La marca Pessoa
El escritor portugués es una marca. ‘Un souvenir’. Un icono. Un símbolo de una ciudad, de un país. Su convicción de que la celebridad era una forma de vulgaridad ha sido derrotada
La soledad le desolaba y la compañía le deprimía. Vivió con el temor de que hablaran de él. Si le miraban, decía estremecerse; si alguien mostraba interés en él, huía. Le gustaba soñar, beber y escribir. Se ganó la vida como contable, como oscuro trabajador en almacenes, en oficinas que parecían diseñadas como perfectas guaridas del que pretende no ser visto, no ser mirado, no ser interrumpido. Supo vivir protegido en el anonimato de monótonos trabajos. Su nombre fue Fernando Pessoa y, aunque supo inventarse otros nombres y otras vidas, nunca hubiera imaginado que el destino hiciera de él la marca más usada, vendida y fotografiada de su ciudad. Pessoa es el personaje más popular de Lisboa.
No jugó al fútbol, no cantó fados, ni ganó el Nobel. No es un gallo de Barcelos, ni un clavel rojo en un fusil. No es un tranvía, ni un bacalao. Ni siquiera es una sardina. Es un hombre solo, un personaje con sombrero, traje gris y cigarro en mano. Es un bebedor a pie de cualquier barra de barrio. Se pasó la vida huyendo del falso prestigio de la pompa, escapando a los afectos, fugándose de sí mismo. Frecuentó tertulias, creó revistas, escribió artículos y poemas. Ni persiguió el éxito, ni conoció el dinero, y apenas consiguió la escasa fortuna de publicar un solo libro en vida. Hoy, 80 años después de su temprana muerte, es el más conocido, vendido, reverenciado y traducido de los escritores portugueses.
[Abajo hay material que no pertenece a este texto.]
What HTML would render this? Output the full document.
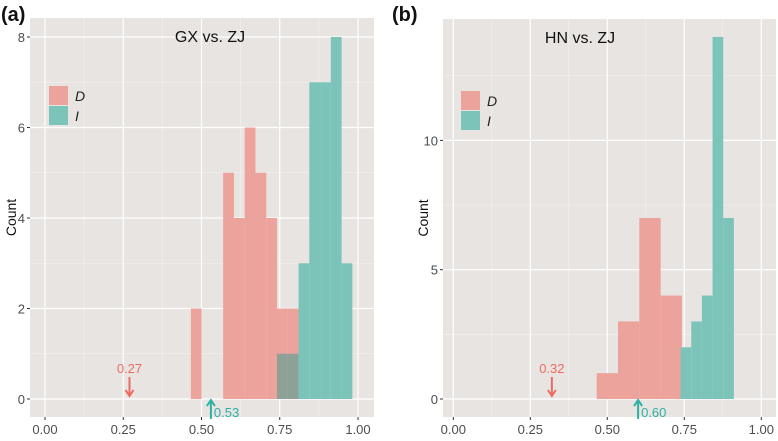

Involuntario emperador de su lengua. Inmortal escritor que siempre seguirá vivo al margen de sus deseos.
Pessoa es una marca. Un souvenir. Un gadget. Un icono. Un símbolo de una ciudad, de un país. Se venden pessoas en miniatura y en toda clase de materiales. Los mitómanos pueden comprar pessoas en barro, madera, plata; en bronces, delantales, vajillas, muñecos, pósteres, menús, pisapapeles, botellas o camisetas. Su ruta vital, que recorre la ciudad histórica desde la Baixa hasta Campo de Ourique, pasa por restaurantes y cafés. Se le recuerda en placas conmemorativas de sus residencias en esta tierra o sirve como reclamo en tiendas de moda, de muebles, en restaurantes o bancos. Sus frases, sus poemas, inspiran a grafiteros, pintores, diseñadores, comerciantes tradicionales o de vanguardia. Pessoa vale para todos, clásicos o modernos, izquierda y derecha, ateos y creyentes.
Pensaba que las cosas modernas eran la evolución de los espejos y los guardarropas. Nunca imaginó que él mismo, la reproducción de su figura, el recuerdo de sus heterónimos, serían a la vez símbolo de la modernidad y la tradición. No podría soportar que su figura, su estatua del Chiado, frente a aquel café –A Brasileira– que tanto frecuentó, fuera el lugar más inmortalizado de la ciudad. Protagonista de selfies, estrella muda de fotos de turistas que nunca lo han leído o de otros que apenas saben nada de aquel poeta triste al que le gustaba observar la vida temblorosamente desde la terraza de ese café. Gustó de vivir conscientemente aislado. Reivindicó la nobleza del tímido, de no saber hacer nada o de no tener la habilidad para saber vivir. Sin embargo, vivió intensamente otras vidas sin salir de su ciudad, sus bares, sus habitaciones, con su manera de callar y beber. Murió antes de cumplir 50 años, quiso vivir solo y sin que le recordaran. También perdió esa batalla.
Su alma delicada y frágil, su personalidad huidiza, su deseo de anonimato, de sentarse al sol y abdicar de sí mismo, su convicción de que la celebridad es una de las formas de la vulgaridad, han sido derrotadas. Hoy es el más célebre, el más capturado por esos rápidos ladrones de recuerdos que ignoran que una vez dijo: “Quiero solo que no me recuerden”. El mismo que una vez dijo sentir pena por no haber sido la madame de un harén. Sabemos que el poeta es un fingidor.